** Start of Given information **
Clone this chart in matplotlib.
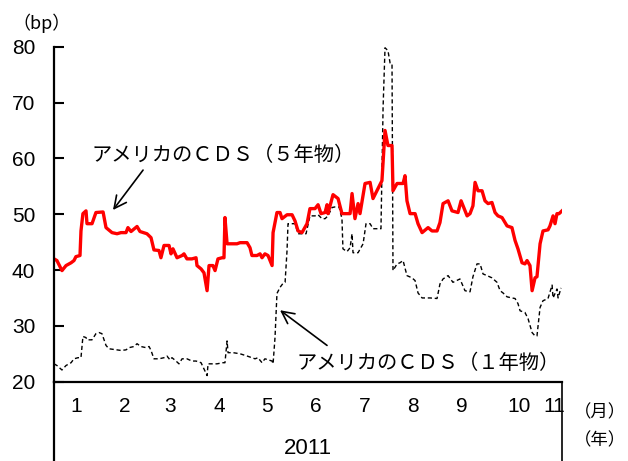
import matplotlib
matplotlib.use("Agg")
import matplotlib.pyplot as plt
from matplotlib.lines import Line2D

plt.rcParams['font.family'] = ['Noto Sans CJK JP', 'DejaVu Sans']

# day offsets from 1 Jan 2011 and spread levels (bp)
cds5_day = [0, 1.8, 4.9, 7.4, 10.5, 12.3, 13.5, 16.0, 16.6, 17.8, 19.7, 20.3, 23.4, 25.8,
            30.2, 32.0, 35.7, 38.8, 41.2, 44.3, 45.5, 47.4, 51.1, 52.9, 57.2, 59.7, 61.5,
            64.6, 65.8, 67.7, 70.8, 72.0, 73.2, 75.7, 78.8, 80.0, 81.8, 84.9, 87.4, 88.0,
            90.5, 92.3, 94.2, 95.4, 97.8, 99.1, 100.9, 103.4, 104.6, 105.2, 106.5, 112.6,
            114.5, 118.8, 120.6, 121.8, 124.9, 126.8, 128.0, 129.8, 131.7, 134.2, 134.8,
            137.2, 139.1, 140.3, 143.4, 146.5, 148.3, 150.2, 152.6, 155.7, 157.5, 160.6,
            162.5, 164.3, 166.8, 168.0, 168.6, 171.7, 173.5, 174.8, 177.2, 182.2, 183.4,
            185.2, 187.1, 188.3, 191.4, 194.5, 196.3, 199.4, 201.8, 203.7, 205.5, 208.0,
            208.6, 211.1, 214.8, 216.0, 217.2, 219.1, 222.2, 224.0, 226.5, 230.2, 232.6,
            235.7, 237.5, 239.4, 242.5, 244.9, 248.6, 250.5, 254.2, 256.0, 257.8, 259.1,
            260.9, 263.4, 265.2, 267.1, 269.5, 271.4, 273.2, 275.7, 278.8, 281.8, 283.7,
            285.5, 288.0, 289.8, 291.1, 292.9, 294.2, 296.0, 297.2, 299.1, 300.9, 304.0,
            305.2, 307.1, 308.3, 309.5, 310.8, 312.6]
cds5_bp = [42.0, 41.7, 39.9, 40.8, 41.3, 41.7, 42.4, 42.6, 47.0, 50.1, 50.6, 48.3, 48.3, 50.3,
           50.4, 47.6, 46.7, 46.5, 46.7, 46.7, 47.6, 46.9, 47.8, 46.9, 46.5, 45.8, 43.6,
           43.5, 42.2, 44.4, 44.4, 42.9, 43.8, 42.2, 42.6, 42.9, 42.0, 42.0, 42.2, 40.8,
           40.2, 39.5, 36.3, 40.8, 40.8, 39.9, 42.0, 42.2, 42.2, 49.4, 44.7, 44.7,
           44.9, 44.9, 44.0, 42.6, 42.6, 42.9, 42.2, 42.9, 42.6, 40.8, 46.7,
           50.3, 50.3, 49.2, 49.9, 49.9, 48.8, 47.0, 46.7, 48.3, 51.0, 51.0,
           51.7, 50.1, 50.3, 51.7, 50.1, 53.5, 53.1, 52.8, 50.1, 50.1, 53.7,
           49.2, 51.9, 50.1, 55.5, 55.7, 52.8, 54.6, 56.0, 65.0, 62.3, 62.3,
           54.2, 55.5, 55.5, 56.9, 52.4, 50.1, 50.1, 48.3, 46.7, 47.6, 47.0,
           47.0, 48.5, 51.9, 52.4, 50.6, 50.3, 52.4, 49.7, 50.1, 51.5, 55.7,
           54.2, 54.2, 52.4, 51.9, 52.1, 50.3, 49.7, 49.4, 47.9, 47.6, 45.3,
           43.8, 41.3, 41.1, 41.7, 40.8, 36.3, 38.6, 38.8, 44.7, 47.0, 47.2,
           47.9, 49.7, 48.3, 50.1, 50.1, 50.6]

cds1_day = [0, 1.8, 4.9, 7.4, 10.5, 12.3, 14.8, 16.6, 17.8, 19.7, 20.3, 23.4, 25.8, 27.7,
            29.5, 32.0, 33.8, 41.2, 44.3, 46.2, 49.2, 51.1, 53.5, 56.6, 58.5, 59.7, 61.5,
            64.6, 67.7, 69.5, 71.4, 72.6, 75.1, 76.9, 78.8, 81.8, 84.9, 87.4, 90.5, 92.3,
            94.2, 94.8, 100.3, 104.0, 105.2, 106.5, 107.1, 110.2, 114.5, 118.8, 121.8,
            123.7, 125.5, 128.0, 129.8, 134.2, 134.8, 136.0, 137.2, 139.1, 140.9, 142.2,
            143.4, 144.0, 148.3, 150.2, 155.1, 157.5, 160.6, 162.5, 164.9, 166.8, 168.6,
            171.1, 172.9, 175.4, 177.2, 177.8, 180.3, 182.2, 183.4, 184.0, 187.1, 190.2,
            192.0, 194.5, 196.3, 201.2, 202.5, 203.7, 205.5, 206.8, 208.0, 208.6, 211.1,
            212.9, 214.8, 217.2, 220.3, 222.2, 224.0, 226.5, 231.4, 235.7, 237.5, 239.4,
            242.5, 245.5, 249.8, 252.9, 256.0, 257.8, 260.3, 262.2, 264.0, 266.5, 269.5,
            272.6, 274.5, 276.3, 278.8, 281.8, 283.7, 285.5, 286.8, 289.8, 291.7, 294.2,
            296.0, 297.2, 299.1, 300.9, 304.0, 306.5, 307.1, 309.5, 310.2, 312.0]
cds1_bp = [23.2, 22.9, 22.1, 22.9, 23.4, 24.1, 24.3, 24.3, 28.1, 27.9, 27.5, 27.5, 28.6, 28.8,
           28.6, 26.5, 25.9, 25.6, 25.7, 26.1, 26.3, 26.8, 26.3, 26.1, 26.3, 25.6, 24.1,
           24.1, 24.3, 24.6, 23.9, 24.3, 23.7, 23.2, 24.1, 24.1, 23.7, 23.7, 23.4, 22.3,
           21.1, 23.2, 23.2, 23.4, 23.4, 27.3, 25.2, 25.2, 25.0, 24.6, 24.3,
           24.1, 24.3, 23.4, 24.1, 23.7, 23.2, 27.9, 35.8, 36.9, 37.6, 37.8,
           43.5, 48.3, 48.3, 46.5, 46.5, 49.7, 49.7, 49.9, 49.2, 49.2, 49.7,
           51.2, 51.3, 51.3, 49.2, 43.8, 43.3, 44.0, 46.5, 43.1, 43.1, 44.7,
           48.3, 48.3, 47.4, 47.4, 69.1, 79.8, 79.3, 77.1, 77.0, 39.9, 41.1,
           41.3, 41.7, 39.0, 38.6, 38.1, 35.9, 35.0, 35.0, 34.9, 37.5, 38.4,
           39.0, 37.8, 38.4, 36.3, 36.1, 38.8, 41.1, 41.1, 39.3, 39.0, 38.6,
           37.8, 36.3, 35.9, 35.2, 35.0, 34.9, 34.0, 32.7, 32.4, 31.3, 28.8,
           28.2, 28.2, 33.3, 34.5, 34.9, 37.3, 35.0, 36.6, 35.0, 36.8]

month_pos = [13.5, 43.7, 71.4, 101.5, 131, 161, 191, 221, 251, 286, 307.7]
month_labels = ['1', '2', '3', '4', '5', '6', '7', '8', '9', '10', '11']

num_font = 'Liberation Sans'

fig = plt.figure(figsize=(6.28, 4.61), dpi=100)
ax = fig.add_axes([54 / 628, 79.3 / 461, 508 / 628, 335 / 461])

ax.plot(cds1_day, cds1_bp, color='black', lw=1.0, linestyle=(0, (3, 2)))
ax.plot(cds5_day, cds5_bp, color='#ff0000', lw=2.4, solid_joinstyle='round')

ax.set_xlim(0, 312.6)
ax.set_ylim(20, 80)
ax.set_yticks(range(20, 81, 10))
ax.set_yticklabels([str(v) for v in range(20, 81, 10)], fontfamily=num_font, fontsize=15)
ax.tick_params(axis='y', direction='in', length=7, width=1.5, pad=13.5)
ax.set_xticks([])

for s in ['top', 'right']:
    ax.spines[s].set_visible(False)
for s in ['left', 'bottom']:
    ax.spines[s].set_linewidth(1.6)

# frame under the axis holding the month and year labels
for x in (0, 1):
    ax.add_line(Line2D([x, x], [0, -0.25], transform=ax.transAxes,
                       color='black', lw=1.6 if x == 0 else 1.2, clip_on=False))

for pos, lab in zip(month_pos, month_labels):
    ax.text(pos, 15.6, lab, ha='center', va='center', fontsize=15, fontfamily=num_font)
ax.text(0.5, -0.2, '2011', transform=ax.transAxes, ha='center', va='center',
        fontsize=16, fontfamily=num_font)

fig.text(600 / 628, 1 - 412 / 461, '（月）', ha='center', va='center', fontsize=12.5)
fig.text(600 / 628, 1 - 440 / 461, '（年）', ha='center', va='center', fontsize=12.5)
fig.text(42 / 628, 1 - 23 / 461, '（bp）', ha='center', va='center', fontsize=13)

arrow = dict(arrowstyle='->', color='black', lw=1.2, mutation_scale=22, shrinkA=0, shrinkB=0)
ax.annotate('', xy=(36.3, 50.75), xytext=(54.8, 57.9), arrowprops=arrow)
ax.annotate('', xy=(139.1, 32.8), xytext=(168, 26.5), arrowprops=arrow)
ax.text(104.3, 60.6, 'アメリカのＣＤＳ（５年物）', ha='center', va='center', fontsize=14.6)
ax.text(230.2, 23.3, 'アメリカのＣＤＳ（１年物）', ha='center', va='center', fontsize=14.6)

fig.savefig('out.png', dpi=100)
** End of Given information **
◆ What you will do: Count how many lines of the listing above include "matplotlib" and report that number alone.

◆ Problem solution: 5